On Behalf of | Mar 21, 2023 | Criminal Defense, Illegal Search And Seizure |

Police lineups have long been used to identify suspects in Iowa criminal investigations. However, in recent years, there has been growing concern over the reliability of eyewitness identification and the potential for police lineups to result in wrongful convictions.

Unintentional cues from law enforcement

Studies have shown that unintentional cues from law enforcement officers can influence witnesses during the identification process. For example, an officer may unintentionally indicate to the witness which lineup member they believe is the suspect through verbal or nonverbal cues, such as nodding or eye contact. This can cause the witness to select the person the officer believes is the suspect, rather than rely on their own memory.

Witness expectations and memory biases

Witnesses may also have expectations about what the suspect looks like, based on descriptions provided by law enforcement or the media. This can lead to memory biases and influence the witness’s identification. Additionally, witnesses may be more likely to identify someone who looks similar to their expectations, even if they are not the actual suspect.

Limited lineup options

In some cases, police lineups may be limited to a small number of individuals, making it more likely for the witness to select someone simply because they stand out from the others. This can be particularly problematic if authorities do not include the actual suspect in the lineup, leading to a wrongful identification and potentially a wrongful conviction.

Cross-racial identification

Research has shown that people are often better at recognizing faces of their own race, and that cross-racial identification can be more difficult and prone to error. This can be problematic in cases where a witness is asked to identify a suspect of a different race, leading to potential misidentifications.

Lack of standardization

Police lineups are not standardized across jurisdictions, which can lead to inconsistencies and errors in the criminal defense process. Some jurisdictions may use live lineups, where the witness views the individuals in person, while others may use photo lineups. Additionally, the procedures used to administer the lineup may vary, often leading to confusion and potential errors.
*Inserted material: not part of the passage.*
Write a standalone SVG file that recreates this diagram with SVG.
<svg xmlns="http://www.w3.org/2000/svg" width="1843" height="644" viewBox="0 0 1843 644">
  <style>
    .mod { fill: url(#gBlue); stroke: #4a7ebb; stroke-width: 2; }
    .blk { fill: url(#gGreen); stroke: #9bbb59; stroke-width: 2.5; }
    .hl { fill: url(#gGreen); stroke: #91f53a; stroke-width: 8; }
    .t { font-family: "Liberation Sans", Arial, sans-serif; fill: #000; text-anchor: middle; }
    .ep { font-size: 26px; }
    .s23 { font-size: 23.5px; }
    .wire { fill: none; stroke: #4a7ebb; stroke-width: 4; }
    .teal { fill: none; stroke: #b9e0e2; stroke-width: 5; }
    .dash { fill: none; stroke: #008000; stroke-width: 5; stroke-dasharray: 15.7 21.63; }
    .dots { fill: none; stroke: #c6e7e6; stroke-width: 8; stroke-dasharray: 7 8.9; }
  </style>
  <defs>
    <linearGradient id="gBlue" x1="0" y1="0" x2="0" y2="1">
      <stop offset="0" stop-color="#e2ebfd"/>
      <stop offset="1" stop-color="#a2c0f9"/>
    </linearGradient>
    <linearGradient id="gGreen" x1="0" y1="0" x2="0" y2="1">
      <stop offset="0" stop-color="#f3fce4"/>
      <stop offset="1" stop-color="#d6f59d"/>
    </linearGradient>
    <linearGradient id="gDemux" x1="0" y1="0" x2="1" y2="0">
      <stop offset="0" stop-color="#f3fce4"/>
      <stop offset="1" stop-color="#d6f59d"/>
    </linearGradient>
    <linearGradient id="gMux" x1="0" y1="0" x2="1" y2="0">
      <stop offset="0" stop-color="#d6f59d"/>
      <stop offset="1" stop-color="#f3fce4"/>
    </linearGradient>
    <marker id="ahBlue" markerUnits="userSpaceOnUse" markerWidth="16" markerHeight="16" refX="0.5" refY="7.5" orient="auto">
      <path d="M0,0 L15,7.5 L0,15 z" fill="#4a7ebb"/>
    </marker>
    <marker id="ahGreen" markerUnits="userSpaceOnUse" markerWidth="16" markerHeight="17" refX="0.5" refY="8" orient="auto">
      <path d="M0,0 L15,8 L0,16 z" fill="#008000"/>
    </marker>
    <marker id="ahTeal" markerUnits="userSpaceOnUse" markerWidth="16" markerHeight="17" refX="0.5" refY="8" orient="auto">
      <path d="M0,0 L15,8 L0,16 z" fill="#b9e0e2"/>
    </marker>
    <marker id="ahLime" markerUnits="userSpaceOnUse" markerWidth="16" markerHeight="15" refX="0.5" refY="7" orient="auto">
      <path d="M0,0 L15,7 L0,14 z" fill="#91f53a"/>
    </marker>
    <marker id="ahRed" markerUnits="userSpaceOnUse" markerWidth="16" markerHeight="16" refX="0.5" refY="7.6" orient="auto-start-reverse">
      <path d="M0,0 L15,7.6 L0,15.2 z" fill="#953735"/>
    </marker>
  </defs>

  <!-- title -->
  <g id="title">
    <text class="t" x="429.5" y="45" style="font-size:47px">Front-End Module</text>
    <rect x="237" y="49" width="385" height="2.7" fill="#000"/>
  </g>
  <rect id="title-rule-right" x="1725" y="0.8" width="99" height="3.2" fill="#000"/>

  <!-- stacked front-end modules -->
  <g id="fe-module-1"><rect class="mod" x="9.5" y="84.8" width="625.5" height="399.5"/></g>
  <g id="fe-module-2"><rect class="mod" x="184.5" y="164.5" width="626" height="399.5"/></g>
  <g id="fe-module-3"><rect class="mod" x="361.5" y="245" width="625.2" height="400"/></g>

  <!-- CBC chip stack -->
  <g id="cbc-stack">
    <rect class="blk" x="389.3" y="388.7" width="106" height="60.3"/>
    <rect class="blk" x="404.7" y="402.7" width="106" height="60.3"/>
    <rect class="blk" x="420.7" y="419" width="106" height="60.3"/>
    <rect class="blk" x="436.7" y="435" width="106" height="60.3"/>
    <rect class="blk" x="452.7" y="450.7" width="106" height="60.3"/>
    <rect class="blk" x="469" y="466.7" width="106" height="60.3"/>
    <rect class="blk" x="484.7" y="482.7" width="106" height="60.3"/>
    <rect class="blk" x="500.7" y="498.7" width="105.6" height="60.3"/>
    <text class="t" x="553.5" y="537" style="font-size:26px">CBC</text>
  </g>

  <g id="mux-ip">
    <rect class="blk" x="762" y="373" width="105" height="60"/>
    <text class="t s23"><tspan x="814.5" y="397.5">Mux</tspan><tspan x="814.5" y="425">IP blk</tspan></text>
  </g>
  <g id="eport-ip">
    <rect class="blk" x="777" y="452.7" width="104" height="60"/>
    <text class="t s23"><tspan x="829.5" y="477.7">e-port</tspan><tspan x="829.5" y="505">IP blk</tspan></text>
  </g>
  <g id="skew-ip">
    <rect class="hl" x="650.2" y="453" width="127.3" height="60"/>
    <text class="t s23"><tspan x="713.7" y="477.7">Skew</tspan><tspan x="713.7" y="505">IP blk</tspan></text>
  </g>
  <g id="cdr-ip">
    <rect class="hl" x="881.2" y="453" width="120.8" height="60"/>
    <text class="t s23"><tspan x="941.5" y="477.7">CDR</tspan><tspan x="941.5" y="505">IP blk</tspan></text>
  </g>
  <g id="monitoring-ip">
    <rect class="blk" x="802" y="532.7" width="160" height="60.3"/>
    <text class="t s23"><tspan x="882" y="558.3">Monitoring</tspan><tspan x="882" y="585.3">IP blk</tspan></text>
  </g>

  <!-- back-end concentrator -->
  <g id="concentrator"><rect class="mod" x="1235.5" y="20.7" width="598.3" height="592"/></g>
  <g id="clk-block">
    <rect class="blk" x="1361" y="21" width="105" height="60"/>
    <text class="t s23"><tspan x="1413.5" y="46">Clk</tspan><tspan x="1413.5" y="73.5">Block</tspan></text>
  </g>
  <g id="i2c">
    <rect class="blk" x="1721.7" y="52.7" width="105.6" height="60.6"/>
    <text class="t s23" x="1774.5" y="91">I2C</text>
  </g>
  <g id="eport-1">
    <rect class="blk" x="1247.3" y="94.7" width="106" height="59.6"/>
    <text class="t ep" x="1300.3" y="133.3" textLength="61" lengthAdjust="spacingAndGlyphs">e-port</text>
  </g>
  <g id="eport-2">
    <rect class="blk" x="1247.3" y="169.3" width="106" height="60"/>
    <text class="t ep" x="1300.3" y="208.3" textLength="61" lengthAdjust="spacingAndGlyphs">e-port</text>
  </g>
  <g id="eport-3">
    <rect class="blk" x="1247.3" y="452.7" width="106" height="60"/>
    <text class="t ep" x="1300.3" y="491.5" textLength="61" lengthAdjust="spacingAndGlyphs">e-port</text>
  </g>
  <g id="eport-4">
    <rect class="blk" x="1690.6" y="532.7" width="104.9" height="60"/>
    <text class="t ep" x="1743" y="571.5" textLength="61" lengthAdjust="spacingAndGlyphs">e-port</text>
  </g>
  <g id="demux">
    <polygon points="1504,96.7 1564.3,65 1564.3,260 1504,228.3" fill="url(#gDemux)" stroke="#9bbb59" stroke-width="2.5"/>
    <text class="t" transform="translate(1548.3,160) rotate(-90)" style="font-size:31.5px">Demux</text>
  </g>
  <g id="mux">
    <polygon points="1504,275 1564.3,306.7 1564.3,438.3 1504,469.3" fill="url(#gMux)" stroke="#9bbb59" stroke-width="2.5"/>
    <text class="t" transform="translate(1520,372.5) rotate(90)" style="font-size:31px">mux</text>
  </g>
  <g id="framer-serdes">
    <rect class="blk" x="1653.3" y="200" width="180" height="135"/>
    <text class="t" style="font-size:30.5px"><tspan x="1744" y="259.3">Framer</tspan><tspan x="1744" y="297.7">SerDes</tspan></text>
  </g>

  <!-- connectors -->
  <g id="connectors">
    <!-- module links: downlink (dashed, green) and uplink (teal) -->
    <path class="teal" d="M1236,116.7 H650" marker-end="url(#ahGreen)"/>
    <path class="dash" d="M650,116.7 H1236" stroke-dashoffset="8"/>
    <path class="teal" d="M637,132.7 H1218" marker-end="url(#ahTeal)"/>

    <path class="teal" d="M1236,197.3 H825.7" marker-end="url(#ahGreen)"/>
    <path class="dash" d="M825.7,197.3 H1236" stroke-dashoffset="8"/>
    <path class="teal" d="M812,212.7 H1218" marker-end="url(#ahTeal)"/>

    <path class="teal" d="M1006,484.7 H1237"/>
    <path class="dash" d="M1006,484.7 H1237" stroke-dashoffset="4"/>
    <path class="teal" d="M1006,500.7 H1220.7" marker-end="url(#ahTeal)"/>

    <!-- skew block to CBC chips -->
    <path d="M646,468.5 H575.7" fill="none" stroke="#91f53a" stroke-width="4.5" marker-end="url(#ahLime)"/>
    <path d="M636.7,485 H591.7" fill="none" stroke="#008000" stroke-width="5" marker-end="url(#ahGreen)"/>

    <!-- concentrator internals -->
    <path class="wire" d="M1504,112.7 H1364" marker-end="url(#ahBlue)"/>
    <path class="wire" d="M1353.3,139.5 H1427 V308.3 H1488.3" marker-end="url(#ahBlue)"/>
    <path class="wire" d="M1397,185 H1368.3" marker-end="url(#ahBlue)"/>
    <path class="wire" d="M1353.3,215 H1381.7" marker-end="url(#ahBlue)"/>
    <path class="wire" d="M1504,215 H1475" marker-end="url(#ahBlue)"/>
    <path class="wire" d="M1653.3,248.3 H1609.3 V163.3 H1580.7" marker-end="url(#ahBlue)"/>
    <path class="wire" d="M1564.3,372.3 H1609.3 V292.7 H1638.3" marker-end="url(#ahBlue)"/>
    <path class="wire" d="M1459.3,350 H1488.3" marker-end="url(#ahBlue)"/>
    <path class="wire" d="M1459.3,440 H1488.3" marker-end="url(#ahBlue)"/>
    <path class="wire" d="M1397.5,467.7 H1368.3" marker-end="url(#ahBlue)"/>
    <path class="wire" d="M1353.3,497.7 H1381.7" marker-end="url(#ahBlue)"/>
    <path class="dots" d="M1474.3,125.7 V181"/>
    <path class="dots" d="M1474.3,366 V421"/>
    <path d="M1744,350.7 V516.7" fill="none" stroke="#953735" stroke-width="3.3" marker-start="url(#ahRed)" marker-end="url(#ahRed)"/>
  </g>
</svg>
Improving police lineup effectiveness

While police lineups have been a valuable tool in identifying suspects in criminal investigations, there are concerns over their reliability and potential for wrongful convictions. Some experts argue that alternative methods, such as using technology to create more standardized lineups, should be discussed.

More emphasis should go toward training law enforcement officers on conducting lineups to minimize the potential for unintentional cues and other biases. Ultimately, the goal should be to improve the accuracy and reliability of eyewitness identification, while also ensuring that the rights of suspects are protected.